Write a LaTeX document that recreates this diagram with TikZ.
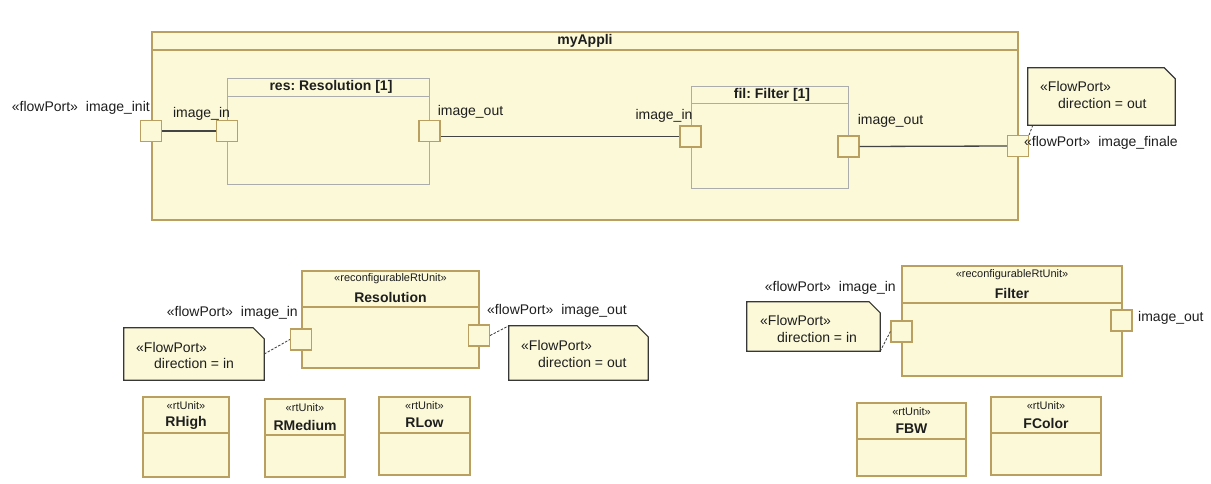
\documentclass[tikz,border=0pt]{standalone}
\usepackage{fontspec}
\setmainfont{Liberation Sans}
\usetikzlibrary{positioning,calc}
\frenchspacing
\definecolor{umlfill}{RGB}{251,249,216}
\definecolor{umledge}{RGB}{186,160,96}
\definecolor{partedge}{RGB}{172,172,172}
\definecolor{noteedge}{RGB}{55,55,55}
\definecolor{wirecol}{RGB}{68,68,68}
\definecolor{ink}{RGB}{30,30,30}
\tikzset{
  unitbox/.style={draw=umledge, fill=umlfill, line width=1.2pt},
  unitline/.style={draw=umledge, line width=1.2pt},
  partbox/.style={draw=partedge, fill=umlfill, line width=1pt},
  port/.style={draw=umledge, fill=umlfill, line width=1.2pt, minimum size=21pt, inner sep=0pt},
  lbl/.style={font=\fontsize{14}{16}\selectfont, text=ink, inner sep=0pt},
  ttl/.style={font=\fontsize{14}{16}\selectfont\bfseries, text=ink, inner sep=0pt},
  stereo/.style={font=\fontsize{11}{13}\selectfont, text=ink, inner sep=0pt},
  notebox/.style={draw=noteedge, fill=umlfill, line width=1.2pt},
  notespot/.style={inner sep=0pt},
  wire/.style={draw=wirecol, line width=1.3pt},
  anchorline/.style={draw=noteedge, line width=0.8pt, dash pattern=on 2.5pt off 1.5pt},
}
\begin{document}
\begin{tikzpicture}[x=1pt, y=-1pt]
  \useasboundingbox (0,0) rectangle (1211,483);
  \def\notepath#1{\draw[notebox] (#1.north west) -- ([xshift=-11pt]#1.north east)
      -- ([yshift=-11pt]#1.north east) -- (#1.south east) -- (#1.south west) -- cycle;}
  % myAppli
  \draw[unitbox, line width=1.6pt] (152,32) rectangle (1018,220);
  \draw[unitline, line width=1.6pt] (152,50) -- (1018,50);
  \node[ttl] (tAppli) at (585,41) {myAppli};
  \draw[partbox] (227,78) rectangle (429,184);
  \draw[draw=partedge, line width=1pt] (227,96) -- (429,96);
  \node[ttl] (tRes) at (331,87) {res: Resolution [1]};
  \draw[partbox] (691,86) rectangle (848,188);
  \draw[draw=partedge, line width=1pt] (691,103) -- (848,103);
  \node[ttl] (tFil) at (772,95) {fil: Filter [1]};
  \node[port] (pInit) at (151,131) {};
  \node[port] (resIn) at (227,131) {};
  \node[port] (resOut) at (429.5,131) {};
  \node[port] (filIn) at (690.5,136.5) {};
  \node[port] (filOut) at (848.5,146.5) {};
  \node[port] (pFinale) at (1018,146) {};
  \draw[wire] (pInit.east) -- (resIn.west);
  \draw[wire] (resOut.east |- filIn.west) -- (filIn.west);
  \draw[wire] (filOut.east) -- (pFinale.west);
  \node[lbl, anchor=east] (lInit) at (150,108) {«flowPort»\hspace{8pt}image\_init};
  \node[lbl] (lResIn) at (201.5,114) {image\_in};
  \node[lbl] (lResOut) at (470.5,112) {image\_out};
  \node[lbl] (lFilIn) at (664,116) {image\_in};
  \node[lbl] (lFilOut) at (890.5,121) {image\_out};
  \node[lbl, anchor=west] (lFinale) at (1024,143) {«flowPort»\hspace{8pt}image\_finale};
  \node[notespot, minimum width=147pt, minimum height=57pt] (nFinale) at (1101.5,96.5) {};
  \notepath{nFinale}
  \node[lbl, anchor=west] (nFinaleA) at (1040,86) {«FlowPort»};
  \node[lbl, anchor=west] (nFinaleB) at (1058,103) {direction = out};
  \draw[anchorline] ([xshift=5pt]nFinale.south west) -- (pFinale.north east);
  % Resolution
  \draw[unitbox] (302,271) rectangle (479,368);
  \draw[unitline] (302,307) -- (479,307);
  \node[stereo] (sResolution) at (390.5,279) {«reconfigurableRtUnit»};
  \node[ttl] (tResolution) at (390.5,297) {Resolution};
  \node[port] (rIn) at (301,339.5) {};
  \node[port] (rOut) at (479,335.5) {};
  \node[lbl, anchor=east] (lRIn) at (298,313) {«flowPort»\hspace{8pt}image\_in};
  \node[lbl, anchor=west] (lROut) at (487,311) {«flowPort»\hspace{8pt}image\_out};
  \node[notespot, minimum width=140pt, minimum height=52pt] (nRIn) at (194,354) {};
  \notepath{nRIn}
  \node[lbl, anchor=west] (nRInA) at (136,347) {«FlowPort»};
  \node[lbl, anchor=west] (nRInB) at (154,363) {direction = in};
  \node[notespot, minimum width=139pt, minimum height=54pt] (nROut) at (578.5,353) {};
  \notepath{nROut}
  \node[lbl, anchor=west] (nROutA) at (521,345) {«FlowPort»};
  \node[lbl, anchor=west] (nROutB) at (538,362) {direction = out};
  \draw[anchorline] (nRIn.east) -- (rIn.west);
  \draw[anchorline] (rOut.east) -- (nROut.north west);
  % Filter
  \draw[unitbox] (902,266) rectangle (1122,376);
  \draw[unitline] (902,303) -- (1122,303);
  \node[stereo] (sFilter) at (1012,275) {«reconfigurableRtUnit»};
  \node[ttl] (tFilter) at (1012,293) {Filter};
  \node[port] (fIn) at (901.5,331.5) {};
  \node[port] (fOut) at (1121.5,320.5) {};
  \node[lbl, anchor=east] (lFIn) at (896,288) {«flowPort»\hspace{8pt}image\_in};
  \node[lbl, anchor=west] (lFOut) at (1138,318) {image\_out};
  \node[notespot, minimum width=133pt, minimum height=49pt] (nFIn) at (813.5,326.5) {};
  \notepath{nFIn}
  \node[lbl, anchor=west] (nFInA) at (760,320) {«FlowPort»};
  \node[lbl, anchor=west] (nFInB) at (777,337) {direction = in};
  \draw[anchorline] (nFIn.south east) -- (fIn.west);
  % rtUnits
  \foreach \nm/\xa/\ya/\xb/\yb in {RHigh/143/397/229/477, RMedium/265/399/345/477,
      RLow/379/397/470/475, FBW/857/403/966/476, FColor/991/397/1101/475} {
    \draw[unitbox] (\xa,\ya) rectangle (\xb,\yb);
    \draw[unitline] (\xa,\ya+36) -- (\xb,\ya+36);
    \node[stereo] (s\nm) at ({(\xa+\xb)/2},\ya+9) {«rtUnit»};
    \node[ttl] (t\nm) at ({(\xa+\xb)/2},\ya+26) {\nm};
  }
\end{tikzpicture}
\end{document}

—————

## What this task involves
Restate the listing above word for word, and skip the pictures.

## Solved problem
Write a LaTeX document that recreates this diagram with TikZ.
\documentclass[tikz,border=0pt]{standalone}
\usepackage{fontspec}
\setmainfont{Liberation Sans}
\usetikzlibrary{positioning,calc}
\frenchspacing
\definecolor{umlfill}{RGB}{251,249,216}
\definecolor{umledge}{RGB}{186,160,96}
\definecolor{partedge}{RGB}{172,172,172}
\definecolor{noteedge}{RGB}{55,55,55}
\definecolor{wirecol}{RGB}{68,68,68}
\definecolor{ink}{RGB}{30,30,30}
\tikzset{
  unitbox/.style={draw=umledge, fill=umlfill, line width=1.2pt},
  unitline/.style={draw=umledge, line width=1.2pt},
  partbox/.style={draw=partedge, fill=umlfill, line width=1pt},
  port/.style={draw=umledge, fill=umlfill, line width=1.2pt, minimum size=21pt, inner sep=0pt},
  lbl/.style={font=\fontsize{14}{16}\selectfont, text=ink, inner sep=0pt},
  ttl/.style={font=\fontsize{14}{16}\selectfont\bfseries, text=ink, inner sep=0pt},
  stereo/.style={font=\fontsize{11}{13}\selectfont, text=ink, inner sep=0pt},
  notebox/.style={draw=noteedge, fill=umlfill, line width=1.2pt},
  notespot/.style={inner sep=0pt},
  wire/.style={draw=wirecol, line width=1.3pt},
  anchorline/.style={draw=noteedge, line width=0.8pt, dash pattern=on 2.5pt off 1.5pt},
}
\begin{document}
\begin{tikzpicture}[x=1pt, y=-1pt]
  \useasboundingbox (0,0) rectangle (1211,483);
  \def\notepath#1{\draw[notebox] (#1.north west) -- ([xshift=-11pt]#1.north east)
      -- ([yshift=-11pt]#1.north east) -- (#1.south east) -- (#1.south west) -- cycle;}
  % myAppli
  \draw[unitbox, line width=1.6pt] (152,32) rectangle (1018,220);
  \draw[unitline, line width=1.6pt] (152,50) -- (1018,50);
  \node[ttl] (tAppli) at (585,41) {myAppli};
  \draw[partbox] (227,78) rectangle (429,184);
  \draw[draw=partedge, line width=1pt] (227,96) -- (429,96);
  \node[ttl] (tRes) at (331,87) {res: Resolution [1]};
  \draw[partbox] (691,86) rectangle (848,188);
  \draw[draw=partedge, line width=1pt] (691,103) -- (848,103);
  \node[ttl] (tFil) at (772,95) {fil: Filter [1]};
  \node[port] (pInit) at (151,131) {};
  \node[port] (resIn) at (227,131) {};
  \node[port] (resOut) at (429.5,131) {};
  \node[port] (filIn) at (690.5,136.5) {};
  \node[port] (filOut) at (848.5,146.5) {};
  \node[port] (pFinale) at (1018,146) {};
  \draw[wire] (pInit.east) -- (resIn.west);
  \draw[wire] (resOut.east |- filIn.west) -- (filIn.west);
  \draw[wire] (filOut.east) -- (pFinale.west);
  \node[lbl, anchor=east] (lInit) at (150,108) {«flowPort»\hspace{8pt}image\_init};
  \node[lbl] (lResIn) at (201.5,114) {image\_in};
  \node[lbl] (lResOut) at (470.5,112) {image\_out};
  \node[lbl] (lFilIn) at (664,116) {image\_in};
  \node[lbl] (lFilOut) at (890.5,121) {image\_out};
  \node[lbl, anchor=west] (lFinale) at (1024,143) {«flowPort»\hspace{8pt}image\_finale};
  \node[notespot, minimum width=147pt, minimum height=57pt] (nFinale) at (1101.5,96.5) {};
  \notepath{nFinale}
  \node[lbl, anchor=west] (nFinaleA) at (1040,86) {«FlowPort»};
  \node[lbl, anchor=west] (nFinaleB) at (1058,103) {direction = out};
  \draw[anchorline] ([xshift=5pt]nFinale.south west) -- (pFinale.north east);
  % Resolution
  \draw[unitbox] (302,271) rectangle (479,368);
  \draw[unitline] (302,307) -- (479,307);
  \node[stereo] (sResolution) at (390.5,279) {«reconfigurableRtUnit»};
  \node[ttl] (tResolution) at (390.5,297) {Resolution};
  \node[port] (rIn) at (301,339.5) {};
  \node[port] (rOut) at (479,335.5) {};
  \node[lbl, anchor=east] (lRIn) at (298,313) {«flowPort»\hspace{8pt}image\_in};
  \node[lbl, anchor=west] (lROut) at (487,311) {«flowPort»\hspace{8pt}image\_out};
  \node[notespot, minimum width=140pt, minimum height=52pt] (nRIn) at (194,354) {};
  \notepath{nRIn}
  \node[lbl, anchor=west] (nRInA) at (136,347) {«FlowPort»};
  \node[lbl, anchor=west] (nRInB) at (154,363) {direction = in};
  \node[notespot, minimum width=139pt, minimum height=54pt] (nROut) at (578.5,353) {};
  \notepath{nROut}
  \node[lbl, anchor=west] (nROutA) at (521,345) {«FlowPort»};
  \node[lbl, anchor=west] (nROutB) at (538,362) {direction = out};
  \draw[anchorline] (nRIn.east) -- (rIn.west);
  \draw[anchorline] (rOut.east) -- (nROut.north west);
  % Filter
  \draw[unitbox] (902,266) rectangle (1122,376);
  \draw[unitline] (902,303) -- (1122,303);
  \node[stereo] (sFilter) at (1012,275) {«reconfigurableRtUnit»};
  \node[ttl] (tFilter) at (1012,293) {Filter};
  \node[port] (fIn) at (901.5,331.5) {};
  \node[port] (fOut) at (1121.5,320.5) {};
  \node[lbl, anchor=east] (lFIn) at (896,288) {«flowPort»\hspace{8pt}image\_in};
  \node[lbl, anchor=west] (lFOut) at (1138,318) {image\_out};
  \node[notespot, minimum width=133pt, minimum height=49pt] (nFIn) at (813.5,326.5) {};
  \notepath{nFIn}
  \node[lbl, anchor=west] (nFInA) at (760,320) {«FlowPort»};
  \node[lbl, anchor=west] (nFInB) at (777,337) {direction = in};
  \draw[anchorline] (nFIn.south east) -- (fIn.west);
  % rtUnits
  \foreach \nm/\xa/\ya/\xb/\yb in {RHigh/143/397/229/477, RMedium/265/399/345/477,
      RLow/379/397/470/475, FBW/857/403/966/476, FColor/991/397/1101/475} {
    \draw[unitbox] (\xa,\ya) rectangle (\xb,\yb);
    \draw[unitline] (\xa,\ya+36) -- (\xb,\ya+36);
    \node[stereo] (s\nm) at ({(\xa+\xb)/2},\ya+9) {«rtUnit»};
    \node[ttl] (t\nm) at ({(\xa+\xb)/2},\ya+26) {\nm};
  }
\end{tikzpicture}
\end{document}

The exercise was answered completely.